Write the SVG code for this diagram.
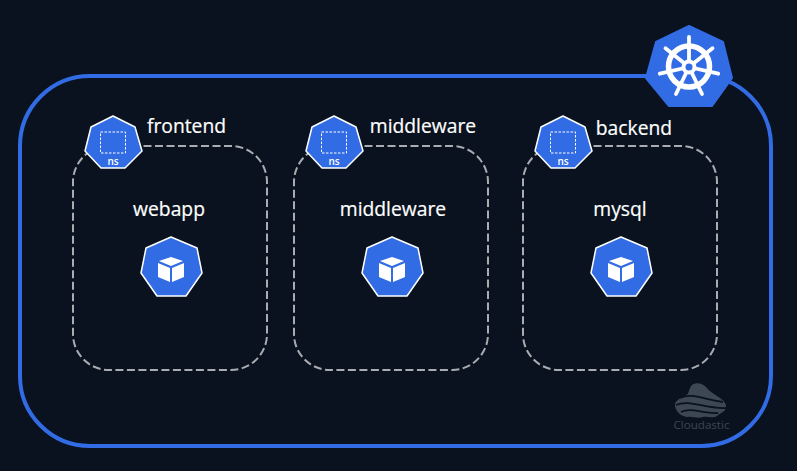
<svg xmlns="http://www.w3.org/2000/svg" width="797" height="471" viewBox="0 0 797 471">
<style>
.lbl{font-family:"Open Sans","Noto Sans",sans-serif;font-size:19.300px;fill:#fff;text-anchor:middle;stroke:#fff;stroke-width:.2}
.ns{fill:none;stroke:#a9adb2;stroke-width:2;stroke-dasharray:8 3.500}
.hex{fill:#326ce5;stroke:#fff;stroke-width:1.500;stroke-linejoin:round}
.nst{font-family:"Open Sans","Noto Sans",sans-serif;font-size:10px;font-weight:600;fill:#fff;text-anchor:middle}
</style>
<defs>
<g id="nsicon">
<polygon class="hex" points="113,116 135,127 142,151 125,168 101,168 85,151 91,127"/>
<rect x="100.500" y="132" width="25" height="21" fill="none" stroke="#fff" stroke-width="1" stroke-dasharray="2.500 1.500"/>
</g>
<g id="podicon">
<polygon class="hex" points="171,237 197,248 202,273 186,296 157,296 141,273 146,248"/>
<polygon fill="#fff" points="171,257 183,261 171,266 159,261"/>
<polygon fill="#fff" points="158,263 170,268 170,282 158,277"/>
<polygon fill="#fff" points="184,263 172,268 172,282 184,277"/>
</g>
</defs>
<rect width="797" height="471" fill="#09121e"/>
<g id="connectors">
<rect id="cluster-frame" x="20" y="76" width="751" height="370" rx="70" ry="70" fill="none" stroke="#326ce5" stroke-width="4"/>
</g>
<g id="kubernetes">
<polygon points="689,26 723,42 732,78 712,106 669,106 646,78 656,42" fill="#326ce5" stroke="#326ce5" stroke-width="2" stroke-linejoin="round"/>
<g fill="none" stroke="#fff" stroke-linecap="round">
<circle cx="689" cy="66.500" r="20.500" stroke-width="5.500"/>
<g stroke-width="3.800">
<line x1="689" y1="67" x2="689" y2="37"/>
<line x1="689" y1="67" x2="712.500" y2="48.300"/>
<line x1="689" y1="67" x2="718.200" y2="73.700"/>
<line x1="689" y1="67" x2="702" y2="94"/>
<line x1="689" y1="67" x2="676" y2="94"/>
<line x1="689" y1="67" x2="659.800" y2="73.700"/>
<line x1="689" y1="67" x2="665.500" y2="48.300"/>
</g>
</g>
<circle cx="689" cy="67" r="7.500" fill="#fff"/>
<circle cx="689" cy="67" r="3.500" fill="#326ce5"/>
</g>
<g id="ns-frontend">
<rect class="ns" x="73" y="146" width="194" height="224" rx="36"/>
<use href="#nsicon"/>
<text class="nst" x="113" y="164.500">ns</text>
<text class="lbl" x="186.500" y="133">frontend</text>
</g>
<g id="pod-webapp">
<text class="lbl" x="169" y="216">webapp</text>
<use href="#podicon"/>
</g>
<g id="ns-middleware">
<rect class="ns" x="294" y="146" width="194" height="224" rx="36"/>
<use href="#nsicon" x="221"/>
<text class="nst" x="334" y="164.500">ns</text>
<text class="lbl" x="423" y="133">middleware</text>
</g>
<g id="pod-middleware">
<text class="lbl" x="393" y="216">middleware</text>
<use href="#podicon" x="221"/>
</g>
<g id="ns-backend">
<rect class="ns" x="523" y="146" width="194" height="224" rx="36"/>
<use href="#nsicon" x="450"/>
<text class="nst" x="563" y="164.500">ns</text>
<text class="lbl" x="634" y="135">backend</text>
</g>
<g id="pod-mysql">
<text class="lbl" x="620" y="216">mysql</text>
<use href="#podicon" x="450"/>
</g>
<g id="watermark">
<path d="M692,385 C696,382 702,383 706,387 C709,391 713,393 717,396 C722,399 727,403 726,408 C725,412 720,413 717,416 C712,419 708,416 703,417 C697,419 692,416 687,417 C681,416 676,412 675,406 C674,401 680,398 685,396 C690,394 688,389 692,385 Z" fill="#3d4653"/>
<g fill="none" stroke="#09121e" stroke-width="1.800">
<path d="M680,398 C692,392 704,400 723,402"/>
<path d="M676,405 C690,399 704,409 726,408"/>
<path d="M681,412 C692,407 702,414 718,413"/>
</g>
<text x="701.500" y="428.500" font-family="'Open Sans','Noto Sans',sans-serif" font-size="11.600" fill="#3d4653" text-anchor="middle">Cloudastic</text>
</g>
</svg>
------------
== Aim of the exercise ==
Produce an exact copy of each line of data, skipping embedded images.

== In response ==
Write the SVG code for this diagram.
<svg xmlns="http://www.w3.org/2000/svg" width="797" height="471" viewBox="0 0 797 471">
<style>
.lbl{font-family:"Open Sans","Noto Sans",sans-serif;font-size:19.300px;fill:#fff;text-anchor:middle;stroke:#fff;stroke-width:.2}
.ns{fill:none;stroke:#a9adb2;stroke-width:2;stroke-dasharray:8 3.500}
.hex{fill:#326ce5;stroke:#fff;stroke-width:1.500;stroke-linejoin:round}
.nst{font-family:"Open Sans","Noto Sans",sans-serif;font-size:10px;font-weight:600;fill:#fff;text-anchor:middle}
</style>
<defs>
<g id="nsicon">
<polygon class="hex" points="113,116 135,127 142,151 125,168 101,168 85,151 91,127"/>
<rect x="100.500" y="132" width="25" height="21" fill="none" stroke="#fff" stroke-width="1" stroke-dasharray="2.500 1.500"/>
</g>
<g id="podicon">
<polygon class="hex" points="171,237 197,248 202,273 186,296 157,296 141,273 146,248"/>
<polygon fill="#fff" points="171,257 183,261 171,266 159,261"/>
<polygon fill="#fff" points="158,263 170,268 170,282 158,277"/>
<polygon fill="#fff" points="184,263 172,268 172,282 184,277"/>
</g>
</defs>
<rect width="797" height="471" fill="#09121e"/>
<g id="connectors">
<rect id="cluster-frame" x="20" y="76" width="751" height="370" rx="70" ry="70" fill="none" stroke="#326ce5" stroke-width="4"/>
</g>
<g id="kubernetes">
<polygon points="689,26 723,42 732,78 712,106 669,106 646,78 656,42" fill="#326ce5" stroke="#326ce5" stroke-width="2" stroke-linejoin="round"/>
<g fill="none" stroke="#fff" stroke-linecap="round">
<circle cx="689" cy="66.500" r="20.500" stroke-width="5.500"/>
<g stroke-width="3.800">
<line x1="689" y1="67" x2="689" y2="37"/>
<line x1="689" y1="67" x2="712.500" y2="48.300"/>
<line x1="689" y1="67" x2="718.200" y2="73.700"/>
<line x1="689" y1="67" x2="702" y2="94"/>
<line x1="689" y1="67" x2="676" y2="94"/>
<line x1="689" y1="67" x2="659.800" y2="73.700"/>
<line x1="689" y1="67" x2="665.500" y2="48.300"/>
</g>
</g>
<circle cx="689" cy="67" r="7.500" fill="#fff"/>
<circle cx="689" cy="67" r="3.500" fill="#326ce5"/>
</g>
<g id="ns-frontend">
<rect class="ns" x="73" y="146" width="194" height="224" rx="36"/>
<use href="#nsicon"/>
<text class="nst" x="113" y="164.500">ns</text>
<text class="lbl" x="186.500" y="133">frontend</text>
</g>
<g id="pod-webapp">
<text class="lbl" x="169" y="216">webapp</text>
<use href="#podicon"/>
</g>
<g id="ns-middleware">
<rect class="ns" x="294" y="146" width="194" height="224" rx="36"/>
<use href="#nsicon" x="221"/>
<text class="nst" x="334" y="164.500">ns</text>
<text class="lbl" x="423" y="133">middleware</text>
</g>
<g id="pod-middleware">
<text class="lbl" x="393" y="216">middleware</text>
<use href="#podicon" x="221"/>
</g>
<g id="ns-backend">
<rect class="ns" x="523" y="146" width="194" height="224" rx="36"/>
<use href="#nsicon" x="450"/>
<text class="nst" x="563" y="164.500">ns</text>
<text class="lbl" x="634" y="135">backend</text>
</g>
<g id="pod-mysql">
<text class="lbl" x="620" y="216">mysql</text>
<use href="#podicon" x="450"/>
</g>
<g id="watermark">
<path d="M692,385 C696,382 702,383 706,387 C709,391 713,393 717,396 C722,399 727,403 726,408 C725,412 720,413 717,416 C712,419 708,416 703,417 C697,419 692,416 687,417 C681,416 676,412 675,406 C674,401 680,398 685,396 C690,394 688,389 692,385 Z" fill="#3d4653"/>
<g fill="none" stroke="#09121e" stroke-width="1.800">
<path d="M680,398 C692,392 704,400 723,402"/>
<path d="M676,405 C690,399 704,409 726,408"/>
<path d="M681,412 C692,407 702,414 718,413"/>
</g>
<text x="701.500" y="428.500" font-family="'Open Sans','Noto Sans',sans-serif" font-size="11.600" fill="#3d4653" text-anchor="middle">Cloudastic</text>
</g>
</svg>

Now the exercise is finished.